Nationals Baseball: Monday - Year in Review - Overview P1 - Nothing fancy

Monday, October 02, 2023

Monday - Year in Review - Overview P1 - Nothing fancy

The Nats season is over. Their final record stands at 71-91. They were still last place in the NL East, and were tied for the 5th worst record in baseball. However they were confidently better than the dregs of the game, 10 games clear of the 4th worst record in baseball, which is an improvement over last year. The Nats got some measure of clarity during the season with Davey and Rizzo returning and the team looking like they won't sell in the immediate future. It will be another full go around for the Lerner/Rizzo combo that was so successful the first time through, albeit the first time with some things set up for them coming in. 

The Nats goals for this year were modest and they hit them modestly. Going in this was a franchise looking toward 2025 so you simply wanted the young guys in the majors already to solidify those roles and the minors to look like there could be impact players coming to help by that time. You have to answer positively to both of these goals. The fear of failure, and the rebuild coming undone before it really got started, did not come to pass.  

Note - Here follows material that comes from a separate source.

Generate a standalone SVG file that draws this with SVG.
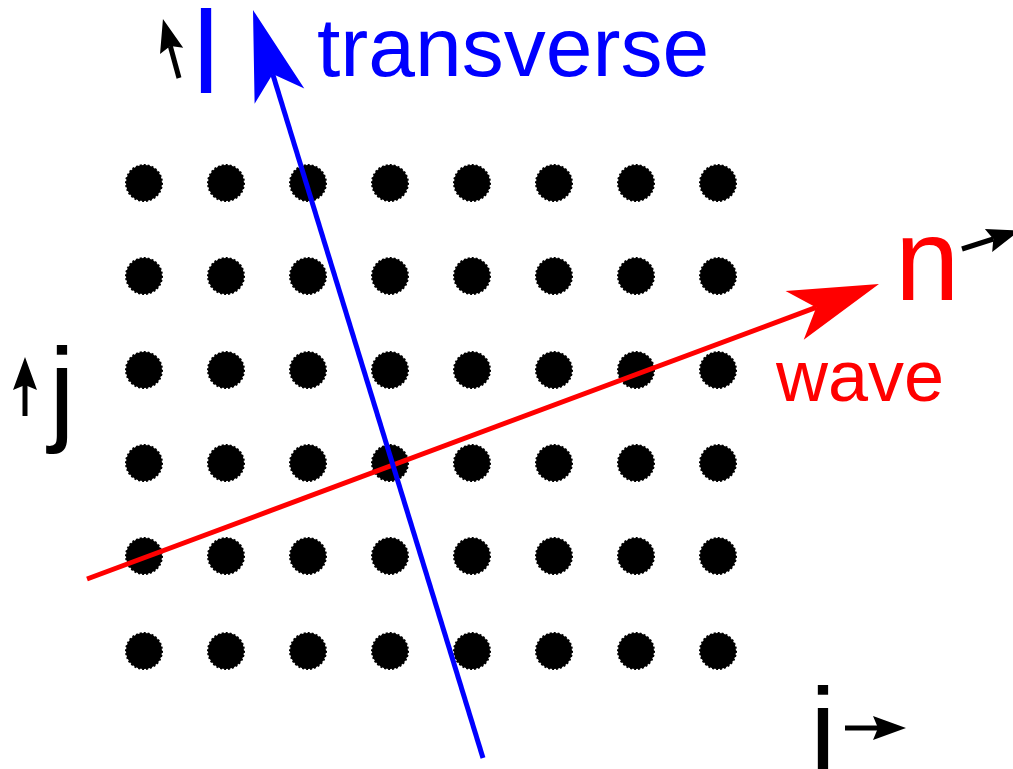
<svg xmlns="http://www.w3.org/2000/svg" width="1013" height="769" viewBox="0 0 1013 769">
<style>
.dot{fill:#000;stroke:#000;stroke-width:2;stroke-dasharray:2 2}
.lbl{font-family:"Liberation Sans",Arial,sans-serif}
.small{stroke:#000;stroke-width:5;fill:none}
</style>
<defs>
<marker id="bigRed" markerUnits="userSpaceOnUse" orient="auto" markerWidth="1" markerHeight="1" refX="0" refY="0" overflow="visible">
<path d="M0,0 L-23,-26 L67,0 L-23,26 Z" fill="#f00"/>
</marker>
<marker id="bigBlue" markerUnits="userSpaceOnUse" orient="auto" markerWidth="1" markerHeight="1" refX="0" refY="0" overflow="visible">
<path d="M0,0 L-23,-26 L67,0 L-23,26 Z" fill="#00f"/>
</marker>
<marker id="smallBlack" markerUnits="userSpaceOnUse" orient="auto" markerWidth="1" markerHeight="1" refX="0" refY="0" overflow="visible">
<path d="M0,0 L-5,-12 L28,0 L-5,12 Z" fill="#000"/>
</marker>
</defs>
<rect width="1013" height="769" fill="#fff"/>
<g id="lattice">
<circle class="dot" cx="144" cy="183" r="18"/><circle class="dot" cx="226" cy="183" r="18"/><circle class="dot" cx="308" cy="183" r="18"/><circle class="dot" cx="390" cy="183" r="18"/><circle class="dot" cx="472" cy="183" r="18"/><circle class="dot" cx="554" cy="183" r="18"/><circle class="dot" cx="636" cy="183" r="18"/><circle class="dot" cx="718" cy="183" r="18"/>
<circle class="dot" cx="144" cy="276" r="18"/><circle class="dot" cx="226" cy="276" r="18"/><circle class="dot" cx="308" cy="276" r="18"/><circle class="dot" cx="390" cy="276" r="18"/><circle class="dot" cx="472" cy="276" r="18"/><circle class="dot" cx="554" cy="276" r="18"/><circle class="dot" cx="636" cy="276" r="18"/><circle class="dot" cx="718" cy="276" r="18"/>
<circle class="dot" cx="144" cy="370" r="18"/><circle class="dot" cx="226" cy="370" r="18"/><circle class="dot" cx="308" cy="370" r="18"/><circle class="dot" cx="390" cy="370" r="18"/><circle class="dot" cx="472" cy="370" r="18"/><circle class="dot" cx="554" cy="370" r="18"/><circle class="dot" cx="636" cy="370" r="18"/><circle class="dot" cx="718" cy="370" r="18"/>
<circle class="dot" cx="144" cy="463" r="18"/><circle class="dot" cx="226" cy="463" r="18"/><circle class="dot" cx="308" cy="463" r="18"/><circle class="dot" cx="390" cy="463" r="18"/><circle class="dot" cx="472" cy="463" r="18"/><circle class="dot" cx="554" cy="463" r="18"/><circle class="dot" cx="636" cy="463" r="18"/><circle class="dot" cx="718" cy="463" r="18"/>
<circle class="dot" cx="144" cy="556" r="18"/><circle class="dot" cx="226" cy="556" r="18"/><circle class="dot" cx="308" cy="556" r="18"/><circle class="dot" cx="390" cy="556" r="18"/><circle class="dot" cx="472" cy="556" r="18"/><circle class="dot" cx="554" cy="556" r="18"/><circle class="dot" cx="636" cy="556" r="18"/><circle class="dot" cx="718" cy="556" r="18"/>
<circle class="dot" cx="144" cy="651" r="18"/><circle class="dot" cx="226" cy="651" r="18"/><circle class="dot" cx="308" cy="651" r="18"/><circle class="dot" cx="390" cy="651" r="18"/><circle class="dot" cx="472" cy="651" r="18"/><circle class="dot" cx="554" cy="651" r="18"/><circle class="dot" cx="636" cy="651" r="18"/><circle class="dot" cx="718" cy="651" r="18"/>
</g>
<g id="connectors">
<line x1="87" y1="579" x2="816.2" y2="307.4" stroke="#f00" stroke-width="5" marker-end="url(#bigRed)"/>
<line x1="483" y1="758" x2="272.7" y2="74.1" stroke="#00f" stroke-width="5" marker-end="url(#bigBlue)"/>
<line class="small" x1="179" y1="78" x2="170.3" y2="46" marker-end="url(#smallBlack)"/>
<line class="small" x1="25" y1="416" x2="25" y2="385" marker-end="url(#smallBlack)"/>
<line class="small" x1="845" y1="728" x2="878" y2="728" marker-end="url(#smallBlack)"/>
<line class="small" x1="962" y1="249" x2="993.3" y2="239" marker-end="url(#smallBlack)"/>
</g>
<g id="labels">
<text class="lbl" x="193" y="93" font-size="117" fill="#00f">l</text>
<text class="lbl" x="317" y="76" font-size="84" fill="#00f">transverse</text>
<text class="lbl" x="895" y="300" font-size="116" fill="#f00">n</text>
<text class="lbl" x="776" y="401" font-size="72" fill="#f00">wave</text>
<text class="lbl" x="49" y="430" font-size="117" fill="#000">j</text>
<text class="lbl" x="810" y="770" font-size="117" fill="#000">i</text>
</g>
</svg>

But the realizations were not revelations. The young guys in the majors solidified useful roles, but not much more. The guys who could be impact players in the next few years looked good, but not penciled in favorites for ROY in the next two seasons. The Nats are probably ready to take the next step but will need external (re: Free Agent) help to get there. 

So we leave 2023 where you would have said you needed to be when the season started, but not likely where you hoped to be. Offensively there are a handful of guys that could be the next Nats star, but as of today there isn't a single spot just yet to hang your hat on and point to saying "That's what's going to carry the Nats forward". In 2024 you need someone to become that guy. On the mound there are a couple guys that will fill out a rotation but there isn't that potential ace that will be in the top of the rotation, eating innings and giving the Nats likely wins every fifth time out there. In 2024 you need to have clarity on where that guy is coming from. 

While 2023 could not serve to give early answers on where the 2025 competitive team was coming from, it should help provide clarity on who is not going to be helping that team. Older guys did get decent trials at the major league level and showed little. These guys need to be cast off in favor of better bets to be helpful down the road. This isn't a team just filling space anymore. Each spot needs a thoughtful choice who is either helping the team now or might do so over the next three years.  No more fill-in lottery tickets. No more other team's trash. 

2023 ends as a success, but a success in that it allows the opportunity for 2024 to set up 2025 and beyond. Let's see the Nats make that happen.  


Anonymous said...

I agree with your last point, Harper. DFAs / non-tenders should be incoming for Downs, Chavis, Rutherford, Blankenhorn, Alu, Abbott and Harris. Very possibly Kieboom, Robles and Machado too. Maybe even Smith if the front office has a plan in mind to replace him.

Anonymous said...

I like Gore, Gray, and Irwin. At least two of them will be solid #3-#4 pitchers, barring injury. It's possible that one of them will be a #2, but hope is not a plan. This means that the Nationals will need two top-of-the-rotation pitchers by 2025. How are they going to get them?
I'd be tempted to trade Thomas and his two years of controlled value for a bevy of good advanced pitching prospects. Of course, that would take four or five wins off next year's standings.

PotomacFan said...

Lane Thomas is a 3rd or even 4th outfielder for most teams, and would not bring much in the way of pitching prospects. At best, the prospects would take 2 - 3 years to pan out. Highly unlikely to find a #1 or #2 SP among those prospects.

Anonymous said...

By FG, Lane Thomas was the 30th best OFer in baseball. Some contenders have no room for him, of course, but there are 6 or 10 worse starting outfielders on playoff teams. If that were his expected production, two years of control would get a decent haul. Something like Cavalli pre-injury plus 1 or 2 hard throwing kids a few years away like Susana.

The problem is that he doesn't really have the pedigree to match, so he won't be valued at that level without more time to prove himself. Basically, we need him to have a good first half of the year and then we can get some real value for him at the deadline. (Which we might do even around .500 if the prospects seem ready to step into his spot.)

Lane was also slightly lucky batted ball-wise this year, but that was more of an issue back in July when it was more extreme. He's now close enough to neutral that it shouldn't really be a red flag for anyone.

Bote Man said...

Lane Thomas for M.A.T., who says no???

Cautiously Pessimistic said...

You mean greatest postseason hitter of all time Michael A. Tater?